OPR: How to Request Circular 230 Investigation Records

Checkpoint Federal Tax Update Staff  

· 5 minute read

Checkpoint Federal Tax Update Staff  

· 5 minute read

Practitioners may request information from the Office of Professional Responsibility (OPR) regarding investigations into their potential violations of the document governing practice before the IRS. (Issue Number: 2025-7, 5/28/2025)

Background.

The OPR serves as the IRS’ body for holding tax practitioners, preparers, and relevant third-parties accountable to the law and professional standards. OPR investigates and may penalize tax professionals who violate Circular 230, a code of conduct that provides compliance guardrails for tax administration.

OPR is authorized to conduct disciplinary proceedings and pursue possible sanctions against practitioners found to be in explicit violation of Circular 230. Its investigations can also examine appraisers who support tax positions in disputes with the IRS.

These efforts, the OPR maintains, are “the building blocks for competent and ethical representation of taxpayers and is an integral part of fair and effective tax administration.”

Investigations.

An OPR Practitioner Alert released May 28, the IRS clarified that OPR “acts generally independently” from IRS tax compliance and collection operations. Therefore, OPR is subject to Code Sec. 6013 confidentiality and disclosure rules that protect tax return information. OPR coordinates with IRS business units to prevent unauthorized disclosures.

When a practitioner is under investigation, that means an “actionable referral” was reported to OPR, which opens a case and notifies the practitioner in question. This is communicated via letter, which solicits a response from the practitioner with an opportunity to request the case’s underlying documents and applicable information.

Practitioners may obtain certain non-privileged, releasable material about their case.
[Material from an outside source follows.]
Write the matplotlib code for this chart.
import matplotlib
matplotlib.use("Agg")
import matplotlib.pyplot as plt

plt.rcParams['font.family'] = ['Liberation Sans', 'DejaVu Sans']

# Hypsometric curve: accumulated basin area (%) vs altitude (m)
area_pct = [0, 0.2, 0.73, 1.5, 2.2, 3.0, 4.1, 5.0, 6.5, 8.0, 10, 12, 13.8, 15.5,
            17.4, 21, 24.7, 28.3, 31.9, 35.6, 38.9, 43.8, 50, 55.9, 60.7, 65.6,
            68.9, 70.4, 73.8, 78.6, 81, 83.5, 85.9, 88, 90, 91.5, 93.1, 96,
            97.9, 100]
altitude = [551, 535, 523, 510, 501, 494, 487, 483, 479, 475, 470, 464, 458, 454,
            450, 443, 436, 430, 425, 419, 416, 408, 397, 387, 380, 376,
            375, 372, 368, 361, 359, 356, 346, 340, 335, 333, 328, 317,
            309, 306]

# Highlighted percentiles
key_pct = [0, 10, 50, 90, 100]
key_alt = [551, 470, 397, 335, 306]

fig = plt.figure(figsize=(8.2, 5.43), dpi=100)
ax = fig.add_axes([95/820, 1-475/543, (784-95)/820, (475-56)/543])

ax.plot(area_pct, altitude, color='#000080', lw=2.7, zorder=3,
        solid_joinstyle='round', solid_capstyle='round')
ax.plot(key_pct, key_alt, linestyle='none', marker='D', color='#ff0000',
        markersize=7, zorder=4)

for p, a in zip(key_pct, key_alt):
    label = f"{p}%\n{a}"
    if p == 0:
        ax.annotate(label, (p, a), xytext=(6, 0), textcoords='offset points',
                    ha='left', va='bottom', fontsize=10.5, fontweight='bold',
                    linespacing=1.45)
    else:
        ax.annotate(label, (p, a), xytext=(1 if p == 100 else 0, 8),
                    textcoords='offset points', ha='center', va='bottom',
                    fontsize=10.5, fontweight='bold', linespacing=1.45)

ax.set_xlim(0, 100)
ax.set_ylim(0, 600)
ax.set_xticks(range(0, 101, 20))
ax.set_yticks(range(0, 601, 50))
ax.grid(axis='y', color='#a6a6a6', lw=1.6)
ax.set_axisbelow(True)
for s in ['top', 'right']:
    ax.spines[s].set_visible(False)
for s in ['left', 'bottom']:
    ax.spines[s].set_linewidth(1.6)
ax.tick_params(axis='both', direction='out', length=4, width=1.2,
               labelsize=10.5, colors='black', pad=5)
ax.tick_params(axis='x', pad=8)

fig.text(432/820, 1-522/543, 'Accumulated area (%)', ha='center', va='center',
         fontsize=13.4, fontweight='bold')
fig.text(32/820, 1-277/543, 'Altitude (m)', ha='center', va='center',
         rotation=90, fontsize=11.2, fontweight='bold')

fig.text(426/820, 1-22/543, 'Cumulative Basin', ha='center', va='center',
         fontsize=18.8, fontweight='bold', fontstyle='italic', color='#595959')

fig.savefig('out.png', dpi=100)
Section 6103 request letters.

The alert provides a link to a template for a standard Section 6103 information-request letter. Upon approval, the practitioner or their representative is enabled access to tax returns and other statutorily protected federal tax information, or FTI.

Code Sec. 6103(e)(1) and Code Sec. 6103(e)(7) allows a practitioner, “in their status as a taxpayer,” to view requested information from the case file about themselves. Code Sec. 6103(l)(4) authorizes the disclosure of tax return information about other persons who could be affected by a Circular 230 action or proceeding. OPR stressed that such material is limited only to “materially relevant” third-party FTI.

The letter request process differs from a Freedom of Information Act (FOIA) request in that the letter “generally will be an easier and quicker way to obtain the information sought and will most often result in greater release of information than a FOIA request,” OPR explained.

The IRS does not release third-party tax information through FOIA requests, so practitioners are advised to send a Section 6103 request instead. Practitioners should note, though, that letter requests “will only yield responsive records held by the OPR itself, not records maintained in files elsewhere in the IRS.”